La ligne de défense adoptée par l'avocat du club, Michel Assef Filho, est pour le moins discutable. Selon lui, provoquer volontairement un carton jaune « fait partie de la stratégie du jeu » et ne constitue pas « une attitude contraire à l'éthique sportive ». Il minimise l'affaire en parlant tout au plus d'une « information privilégiée » qui, selon lui, ne serait même pas punissable car « n'importe quel connaisseur moyen du football savait qu'il prendrait un troisième carton dans ce match ». Cette argumentation ignore complètement l'essentiel : Bruno Henrique n'a pas simplement pris un carton jaune, il a transformé une décision sportive en opportunité financière pour son entourage proche. C'est précisément cette instrumentalisation qui constitue la fraude. Face aux preuves documentées sur plusieurs mois et détaillant chaque étape du stratagème, la ligne de défense de Flamengo et de son avocat apparaît d'autant plus intenable. La défense s'accroche à des arguments techniques, tels que prescription, absence de préjudice sportif, stratégie légitime de gestion des cartons, mais ignore les conversations interceptées par la Police Fédérale, le réseau de paris organisé, le volume des mises.

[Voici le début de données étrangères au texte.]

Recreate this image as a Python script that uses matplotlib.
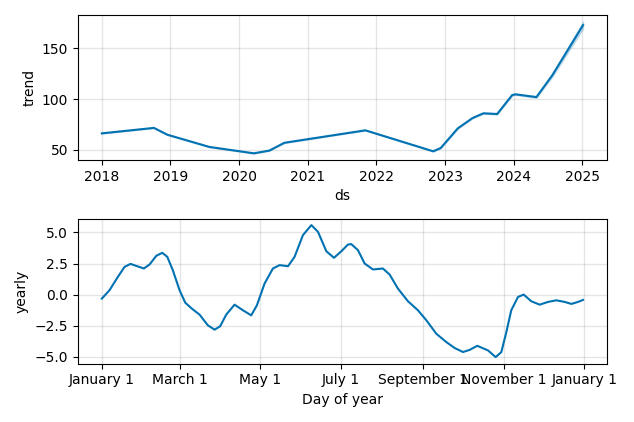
import matplotlib
matplotlib.use("Agg")
import matplotlib.pyplot as plt
from matplotlib.dates import MonthLocator, num2date
from matplotlib.ticker import FuncFormatter
import numpy as np
import pandas as pd

# trend component (breakpoints)
trend_dates = ["2018-01-01", "2018-10-05", "2018-12-15", "2019-07-27", "2020-03-20",
               "2020-06-10", "2020-08-29", "2021-11-03", "2022-10-30", "2022-12-09",
               "2023-03-10", "2023-05-27", "2023-07-24", "2023-10-05", "2023-12-24",
               "2024-01-11", "2024-05-01", "2024-07-24", "2025-01-04"]
trend_values = [66.2, 71.6, 64.9, 52.8, 46.5, 49.2, 56.9, 69.2, 48.5, 51.8,
                71.2, 81.3, 86.0, 85.3, 104.0, 104.7, 102.0, 123.4, 173.0]
trend_band = [0.2, 0.3, 0.3, 0.3, 0.3, 0.3, 0.3, 0.3, 0.3, 0.3,
              0.4, 0.4, 0.5, 0.5, 0.6, 0.6, 0.8, 1.5, 3.5]

# yearly seasonality: day of year -> value
year_days = [0, 5.8, 12.1, 17.2, 21.7, 26.8, 31.8, 36.1, 41.2, 45.7, 49.5, 53.7,
             58.8, 63.1, 68.1, 73.9, 80.2, 85.3, 89.5, 94.1, 100.4, 106.7, 113.0,
             117.3, 123.1, 129.4, 134.5, 140.8, 145.8, 152.1, 158.5, 163.5, 169.8,
             175.6, 181.2, 186.2, 188.7, 193.7, 198.8, 205.1, 212.6, 217.7, 224.0,
             231.6, 239.1, 245.5, 253.0, 260.6, 266.9, 273.2, 278.2, 284.0, 292.1,
             297.9, 302.2, 306.0, 309.7, 314.8, 319.1, 324.9, 331.2, 337.5, 343.8,
             350.1, 355.2, 360.2, 364.0]
yearly_values = [-0.32, 0.35, 1.42, 2.23, 2.47, 2.28, 2.10, 2.42, 3.12, 3.36, 3.04, 1.96,
                 0.35, -0.65, -1.13, -1.61, -2.47, -2.82, -2.55, -1.61, -0.81, -1.26,
                 -1.67, -0.86, 0.89, 2.10, 2.37, 2.28, 3.04, 4.78, 5.59, 5.05, 3.49,
                 2.96, 3.49, 4.03, 4.06, 3.58, 2.50, 2.02, 2.10, 1.61, 0.48, -0.54,
                 -1.26, -2.07, -3.15, -3.82, -4.30, -4.62, -4.45, -4.12, -4.49, -5.03,
                 -4.62, -3.01, -1.26, -0.19, 0.0, -0.54, -0.81, -0.59, -0.46, -0.59,
                 -0.75, -0.59, -0.43]

color = "#0072B2"

fig, (ax1, ax2) = plt.subplots(2, 1, figsize=(6.34, 4.22), dpi=100)

ds = pd.to_datetime(trend_dates)
tv = np.array(trend_values)
tb = np.array(trend_band)
ax1.plot(ds, tv, ls="-", c=color)
ax1.fill_between(ds, tv - tb, tv + tb, color=color, alpha=0.2)
ax1.grid(True, which="major", c="gray", ls="-", lw=1, alpha=0.2)
ax1.set_xlabel("ds")
ax1.set_ylabel("trend")

days = pd.Timestamp("2017-01-01") + pd.to_timedelta(year_days, unit="D")
ax2.plot(days, yearly_values, ls="-", c=color)
ax2.xaxis.set_major_locator(MonthLocator(bymonth=range(1, 13), bymonthday=1, interval=2))
ax2.xaxis.set_major_formatter(FuncFormatter(
    lambda x, pos=None: "{dt:%B} {dt.day}".format(dt=num2date(x))))
ax2.grid(True, which="major", c="gray", ls="-", lw=1, alpha=0.2)
ax2.set_xlabel("Day of year")
ax2.set_ylabel("yearly")

fig.tight_layout()
fig.savefig("out.png")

Cette affaire expose aussi et surtout les dysfonctionnements du système judiciaire sportif brésilien. Près d'un an après l'ouverture de l'enquête policière, près de deux ans après les faits, la justice sportive se révèle incapable de rendre une décision définitive. Les multiples reports et l'absence de communication claire transforment ce qui devrait être un exemple de fermeté en une pantomime juridique. Quand le STJD se décidera enfin à reprogrammer ce jugement, le mal sera fait. Bruno Henrique aura profité de plusieurs mois de sursis, Flamengo aura pu compter sur lui pour ses échéances les plus importantes et le message envoyé a déjà eu son effet dévastateur : dans le football brésilien, on peut être condamné sans vraiment en payer le prix, tant que l'on dispose des bons avocats et de l'appui d'un grand club. Quant à lui, Bruno Henrique, légende de Flamengo, restera dans les mémoires pas seulement pour ses buts, mais aussi pour avoir sacrifié son intégrité sur l'autel de quelques milliers de reais. Une broutille lorsque l’on connait son salaire. Un gâchis qui ternit l'héritage d'un joueur qui a marqué l’histoire du Mengão. Mais surtout, cette affaire montre le paradoxe dans lequel le Brésil est embarqué alors que le pays se targue de lutter activement contre les dérives des paris sportifs au moment où l’ensemble de ses clubs sont de plus en plus dépendants des financements par les plateformes de paris sportifs.